Common Controller

By John Liang / March 14, 2011 at 8:40 PM

Naval Air Systems Command recently made official its decision to award Northrop Grumman a single-source contract for a common controller for Global Hawk and the Broad Area Maritime Surveillance unmanned aerial vehicles. Northrop is the primary contractor for Global Hawk.

In a March 11 Federal Business Opportunities notice, NAVSEA states it is awarding Northrop a 20-month contract worth nearly $25.6 million for the "Global Hawk and Broad Area Maritime Surveillance (BAMS) Unmanned Aircraft Systems (UAS) common, autonomous airborne sense and avoid initial design efforts."

According to the purchase justification document appended to the notice:

The ABSAA system must be designed and developed as a subsystem for integration into the Global Hawk and BAMS UAVs. As the sole weapon system designer, developer, and integrator for both the BAMS and Global Hawk systems, only Northrop Grumman has the necessary technical information, tooling, facilities and personnel to successfully design a common system at the requisite TRL. Additionally, the BAMS UAS is still in the SDD phase and has not completed CDR. As such, the overall design configuration of the BAMS UAS is not stable enough to procure technical data. Therefore, it is not feasible to procure accurate technical data to provide a contractor other than Northrop Grumman to complete this ABSAA design task.

Inside the Navy reported last month that it may be some time before the Navy can create a common controller for unmanned vehicles that covers the aerial and underwater domains. Rear Adm. Matthew Klunder, the service's director of intelligence, surveillance and reconnaissance capabilities, at an industry conference on Feb. 3 described the UXV control station as a platform that would treat control programs for new vehicles like applications on an iPhone. Further:

Klunder said he expects the controller to take on systems like Fire Scout, as well as vehicles like the Medium-Range Unmanned Aerial System and Unmanned Carrier-Launched Aerial Surveillance System.

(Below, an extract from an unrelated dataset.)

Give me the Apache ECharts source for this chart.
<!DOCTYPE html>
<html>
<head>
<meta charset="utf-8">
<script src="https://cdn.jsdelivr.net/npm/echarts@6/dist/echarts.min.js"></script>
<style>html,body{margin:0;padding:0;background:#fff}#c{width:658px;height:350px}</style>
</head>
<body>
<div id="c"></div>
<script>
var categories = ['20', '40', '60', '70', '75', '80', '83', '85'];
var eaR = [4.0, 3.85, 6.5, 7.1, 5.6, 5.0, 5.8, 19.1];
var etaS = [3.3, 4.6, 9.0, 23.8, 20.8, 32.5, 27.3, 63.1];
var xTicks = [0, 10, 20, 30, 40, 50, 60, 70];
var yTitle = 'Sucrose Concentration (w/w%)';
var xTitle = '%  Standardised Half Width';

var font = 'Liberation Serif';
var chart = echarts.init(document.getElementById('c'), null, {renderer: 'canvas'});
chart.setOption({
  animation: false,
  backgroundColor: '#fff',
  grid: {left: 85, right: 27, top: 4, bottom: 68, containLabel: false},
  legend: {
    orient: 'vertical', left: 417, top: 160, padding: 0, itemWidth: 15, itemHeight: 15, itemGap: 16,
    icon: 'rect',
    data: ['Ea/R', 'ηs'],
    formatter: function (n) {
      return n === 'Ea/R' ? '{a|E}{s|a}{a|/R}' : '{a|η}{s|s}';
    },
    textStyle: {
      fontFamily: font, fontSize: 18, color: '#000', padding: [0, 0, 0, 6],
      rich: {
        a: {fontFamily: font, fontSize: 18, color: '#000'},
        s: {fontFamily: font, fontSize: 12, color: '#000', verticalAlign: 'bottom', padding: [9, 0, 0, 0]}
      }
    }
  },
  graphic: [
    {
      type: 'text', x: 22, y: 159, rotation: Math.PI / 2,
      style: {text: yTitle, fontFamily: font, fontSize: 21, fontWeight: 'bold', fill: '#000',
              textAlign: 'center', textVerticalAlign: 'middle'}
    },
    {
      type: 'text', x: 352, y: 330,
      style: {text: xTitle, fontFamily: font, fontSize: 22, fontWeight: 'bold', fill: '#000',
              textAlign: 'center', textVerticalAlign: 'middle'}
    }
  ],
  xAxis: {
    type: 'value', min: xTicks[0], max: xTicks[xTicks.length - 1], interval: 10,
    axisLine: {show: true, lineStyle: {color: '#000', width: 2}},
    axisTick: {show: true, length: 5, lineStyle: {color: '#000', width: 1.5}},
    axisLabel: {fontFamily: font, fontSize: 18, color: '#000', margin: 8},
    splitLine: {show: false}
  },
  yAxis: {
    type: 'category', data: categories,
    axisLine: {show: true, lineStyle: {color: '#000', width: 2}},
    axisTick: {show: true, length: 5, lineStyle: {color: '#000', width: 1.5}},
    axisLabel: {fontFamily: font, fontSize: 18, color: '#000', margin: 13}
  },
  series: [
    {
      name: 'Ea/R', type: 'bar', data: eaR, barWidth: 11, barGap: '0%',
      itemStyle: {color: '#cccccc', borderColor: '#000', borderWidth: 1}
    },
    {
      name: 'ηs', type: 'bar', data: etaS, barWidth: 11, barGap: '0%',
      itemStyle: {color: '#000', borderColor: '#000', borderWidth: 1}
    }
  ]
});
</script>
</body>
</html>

"Right now we are building into the requirements and the specifications to ensure that those control stations should be able to service all of those platforms," he said.

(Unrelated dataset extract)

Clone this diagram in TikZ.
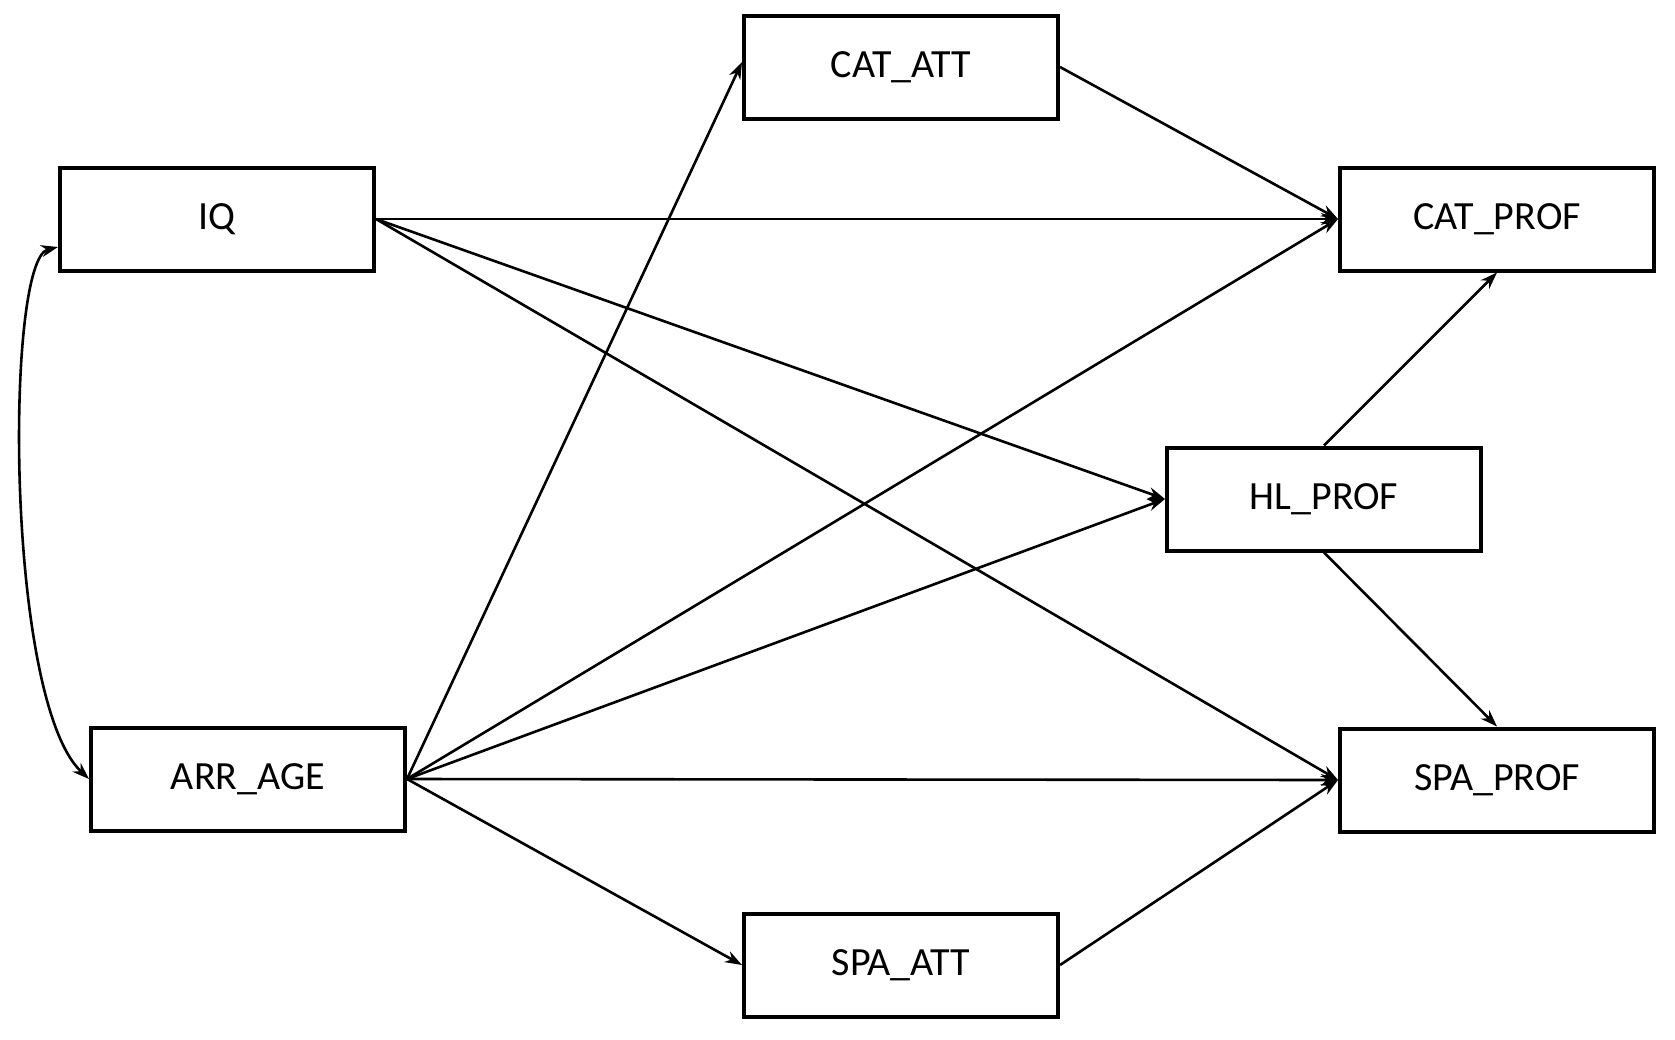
\documentclass[tikz,border=0pt]{standalone}
\usepackage{fontspec}
\setmainfont{Carlito}
\usetikzlibrary{arrows.meta}
\begin{document}
\begin{tikzpicture}[x=1pt,y=-1pt,
  box/.style={draw,line width=4pt,minimum width=314pt,minimum height=103pt,inner sep=0pt,font=\fontsize{40}{48}\selectfont},
  arr/.style={line width=2.6pt,-{Stealth[length=17pt,width=12pt]}},
  dbl/.style={line width=2.6pt,{Stealth[length=17pt,width=12pt]}-{Stealth[length=17pt,width=12pt]}}]
\useasboundingbox (0,0) rectangle (1675,1039);
\node[box] (cat) at (901,67) {CAT\_ATT};
\node[box] (iq) at (217,219) {IQ};
\node[box] (catp) at (1497,219) {CAT\_PROF};
\node[box] (hl) at (1324,499) {HL\_PROF};
\node[box] (arr) at (248,779) {ARR\_AGE};
\node[box] (spap) at (1497,780) {SPA\_PROF};
\node[box] (spa) at (901,965) {SPA\_ATT};
\draw[arr] (iq.east) -- (catp.west);
\draw[arr] (iq.east) -- (hl.west);
\draw[arr] (iq.east) -- (spap.west);
\draw[arr] (arr.east) -- ([yshift=5pt]cat.west);
\draw[arr] (arr.east) -- (catp.west);
\draw[arr] (arr.east) -- (hl.west);
\draw[arr] (arr.east) -- (spap.west);
\draw[arr] (arr.east) -- (spa.west);
\draw[arr] (cat.east) -- (catp.west);
\draw[arr] (spa.east) -- (spap.west);
\draw[arr] (hl.north) -- (catp.south);
\draw[arr] (hl.south) -- (spap.north);
\draw[dbl] ([yshift=-28pt]iq.west) .. controls (5,260) and (5,700) .. (arr.west);
\end{tikzpicture}
\end{document}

He acknowledged that legacy systems will likely need patches to become compatible with the controller.

However, he noted, "That domain exchange between undersea and air is tough. I don't want to oversell."

He said the Navy is working on creating a system that can bridge the gap between the domains, adding, "I don't want to tell you right today at this hour that I'm as confident on branching through that yet. We're striving for it."